Crews making strides with construction, adding lifting lugs to vessel

ST. SIMONS ISLAND, Ga. – Crews are making strides in their mission to remove the Golden Ray from St. Simons Island Sound. As News4Jax has reported, the 656-foot-long cargo ship overturned in the Sound in early September. It has remained on its side for the last several months.

Unified Command said it is expecting the monster-sized crane that’ll be used to cut up the overturned cargo ship to be in the Sound by the end of June.

Before the vessel can be cut up section by section, Unified Command said, many tasks need to be completed first. Construction continues for the environmental protection barrier. Just this past Friday, crews started installing the netting that will catch the debris.

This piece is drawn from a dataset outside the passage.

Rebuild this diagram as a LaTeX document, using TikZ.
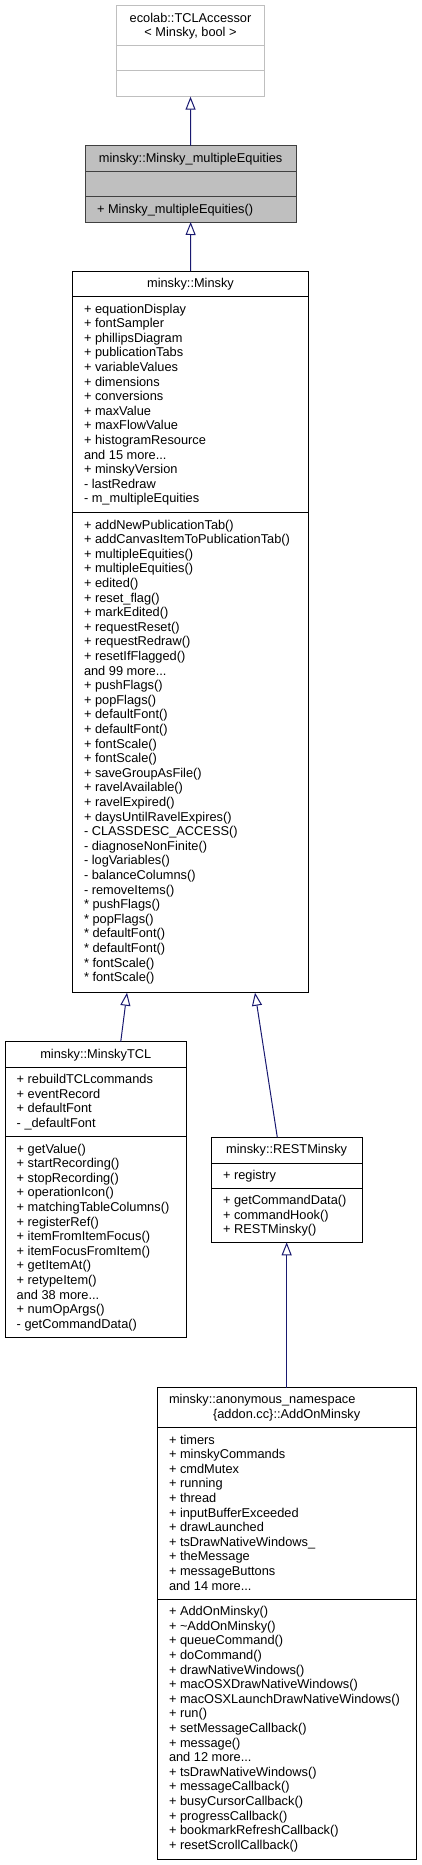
\documentclass[tikz,border=0pt]{standalone}
\usepackage{fontspec}
\setmainfont{Liberation Sans}
\usetikzlibrary{arrows.meta}
\definecolor{arrowblue}{HTML}{191970}
\definecolor{hlfill}{HTML}{BFBFBF}
\definecolor{hlborder}{HTML}{404040}
\definecolor{greyborder}{HTML}{BFBFBF}
\begin{document}
\begin{tikzpicture}[x=1pt,y=-1pt,
  box/.style={draw=black, line width=1pt, inner sep=0pt, outer sep=0pt, anchor=north west},
  div/.style={draw=black, line width=1pt},
  txt/.style={inner sep=0pt, align=left, anchor=north west, font=\fontsize{12.8}{14.6}\selectfont},
  ttl/.style={inner sep=0pt, align=center, anchor=north, font=\fontsize{12.8}{14.6}\selectfont},
  inh/.style={draw=arrowblue, line width=1pt, -{Triangle[open, length=13pt, width=10pt]}}
]
\useasboundingbox (0,0) rectangle (421,1865);

% ---- ecolab::TCLAccessor ----
\node[box, draw=greyborder, minimum width=147.6pt, minimum height=91pt] (tcl) at (116.7,5.7) {};
\draw[div, draw=greyborder] (116.7,45.7) -- (264.3,45.7);
\draw[div, draw=greyborder] (116.7,71) -- (264.3,71);
\node[ttl] (tclt) at (190.5,11.7) {\strut ecolab::TCLAccessor\\< Minsky, bool >};

% ---- minsky::Minsky_multipleEquities ----
\node[box, draw=hlborder, fill=hlfill, minimum width=210.7pt, minimum height=76.3pt] (me) at (85.3,145.7) {};
\draw[div, draw=hlborder] (85.3,171.7) -- (296,171.7);
\draw[div, draw=hlborder] (85.3,196.7) -- (296,196.7);
\node[ttl] (met) at (190.65,151.7) {\strut minsky::Minsky\_multipleEquities};
\node[txt] (mem) at (96.8,202.7) {\strut + Minsky\_multipleEquities()};

% ---- minsky::Minsky ----
\node[box, minimum width=236.4pt, minimum height=721.7pt] (minsky) at (72.3,271) {};
\draw[div] (72.3,296.7) -- (308.7,296.7);
\draw[div] (72.3,512.7) -- (308.7,512.7);
\node[ttl] (minskyt) at (190.5,277) {\strut minsky::Minsky};
\node[txt] (minskya) at (83.8,302.7) {\strut + equationDisplay\\
+ fontSampler\\
+ phillipsDiagram\\
+ publicationTabs\\
+ variableValues\\
+ dimensions\\
+ conversions\\
+ maxValue\\
+ maxFlowValue\\
+ histogramResource\\
and 15 more...\\
+ minskyVersion\\
- lastRedraw\\
- m\_multipleEquities};
\node[txt] (minskym) at (83.8,518.7) {\strut + addNewPublicationTab()\\
+ addCanvasItemToPublicationTab()\\
+ multipleEquities()\\
+ multipleEquities()\\
+ edited()\\
+ reset\_flag()\\
+ markEdited()\\
+ requestReset()\\
+ requestRedraw()\\
+ resetIfFlagged()\\
and 99 more...\\
+ pushFlags()\\
+ popFlags()\\
+ defaultFont()\\
+ defaultFont()\\
+ fontScale()\\
+ fontScale()\\
+ saveGroupAsFile()\\
+ ravelAvailable()\\
+ ravelExpired()\\
+ daysUntilRavelExpires()\\
- CLASSDESC\_ACCESS()\\
- diagnoseNonFinite()\\
- logVariables()\\
- balanceColumns()\\
- removeItems()\\
* pushFlags()\\
* popFlags()\\
* defaultFont()\\
* defaultFont()\\
* fontScale()\\
* fontScale()};

% ---- minsky::MinskyTCL ----
\node[box, minimum width=181.5pt, minimum height=296pt] (mtcl) at (5,1041.7) {};
\draw[div] (5,1067.3) -- (186.5,1067.3);
\draw[div] (5,1136.7) -- (186.5,1136.7);
\node[ttl] (mtclt) at (95.75,1047.7) {\strut minsky::MinskyTCL};
\node[txt] (mtcla) at (16.5,1073.3) {\strut + rebuildTCLcommands\\
+ eventRecord\\
+ defaultFont\\
- \_defaultFont};
\node[txt] (mtclm) at (16.5,1142.7) {\strut + getValue()\\
+ startRecording()\\
+ stopRecording()\\
+ operationIcon()\\
+ matchingTableColumns()\\
+ registerRef()\\
+ itemFromItemFocus()\\
+ itemFocusFromItem()\\
+ getItemAt()\\
+ retypeItem()\\
and 38 more...\\
+ numOpArgs()\\
- getCommandData()};

% ---- minsky::RESTMinsky ----
\node[box, minimum width=150.7pt, minimum height=105pt] (rest) at (211.3,1137.3) {};
\draw[div] (211.3,1163) -- (362,1163);
\draw[div] (211.3,1188) -- (362,1188);
\node[ttl] (restt) at (286.65,1143.3) {\strut minsky::RESTMinsky};
\node[txt] (resta) at (222.8,1169) {\strut + registry};
\node[txt] (restm) at (222.8,1194) {\strut + getCommandData()\\
+ commandHook()\\
+ RESTMinsky()};

% ---- minsky::anonymous_namespace{addon.cc}::AddOnMinsky ----
\node[box, minimum width=258.7pt, minimum height=472pt] (add) at (157.3,1387.5) {};
\draw[div] (157.3,1427.7) -- (416,1427.7);
\draw[div] (157.3,1599.3) -- (416,1599.3);
\node[txt] (addt1) at (168.8,1393.5) {\strut minsky::anonymous\_namespace};
\node[ttl] (addt2) at (286.65,1408.1) {\strut \{addon.cc\}::AddOnMinsky};
\node[txt] (adda) at (168.8,1433.7) {\strut + timers\\
+ minskyCommands\\
+ cmdMutex\\
+ running\\
+ thread\\
+ inputBufferExceeded\\
+ drawLaunched\\
+ tsDrawNativeWindows\_\\
+ theMessage\\
+ messageButtons\\
and 14 more...};
\node[txt] (addm) at (168.8,1605.3) {\strut + AddOnMinsky()\\
+ \textasciitilde AddOnMinsky()\\
+ queueCommand()\\
+ doCommand()\\
+ drawNativeWindows()\\
+ macOSXDrawNativeWindows()\\
+ macOSXLaunchDrawNativeWindows()\\
+ run()\\
+ setMessageCallback()\\
+ message()\\
and 12 more...\\
+ tsDrawNativeWindows()\\
+ messageCallback()\\
+ busyCursorCallback()\\
+ progressCallback()\\
+ bookmarkRefreshCallback()\\
+ resetScrollCallback()};

% ---- inheritance connectors ----
\draw[inh] (me.north) -- (tcl.south);
\draw[inh] (minsky.north) -- (me.south);
\draw[inh] ([xshift=25pt]mtcl.north) -- ([xshift=-63.5pt]minsky.south);
\draw[inh] ([xshift=-9.35pt]rest.north) -- ([xshift=64.5pt]minsky.south);
\draw[inh] (add.north) -- (rest.south);
\end{tikzpicture}
\end{document}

Nearly a year after the accident, the wreckage itself looks different. For some around St. Simons Island, the sentiment of wanting it out of the Sound is the same.

Ken McLaurin has lived in St. Simons Island for the last 20 years and regularly sees the Golden Ray wreckage during his bike trips near the Sound.

"I'd like to see it gone before hurricane season," McLaurin said. "It would not be good to get a major hurricane with that in our Sound."

McLaurin isn't alone.

Multiple cranes are in use at the wreck site. Unified Command said those cranes are working to weld 16 lifting lugs to the top of the ship. They’re currently working on the 12th.

A video animation released by the command shows what happens next. The lifting lugs will attach to the massive VB-10,000 crane. It will then be used to cut up the Golden Ray, section by section.

The Georgia Department of Natural Resources said each large section cut will take roughly 24 hours. To give you a sense of how large the crane is, Chris Graff with the Command told News4Jax it reaches higher than the clearance for the Sidney Lanier Bridge. Graff also said with so much work being completed, he’s grateful the operation has had a positive safety record.

“We’ve had only a couple small, minor injuries,” Graff said. “I think the best thing is the safety has been the highest priority not only for the workers, but the public.”

Georgia DNR said once the crews start a cut, they have to keep going until they finish that cut. This means things will get noisy during some overnight hours. The goal is to start cutting soon after the VB-10,000 arrives.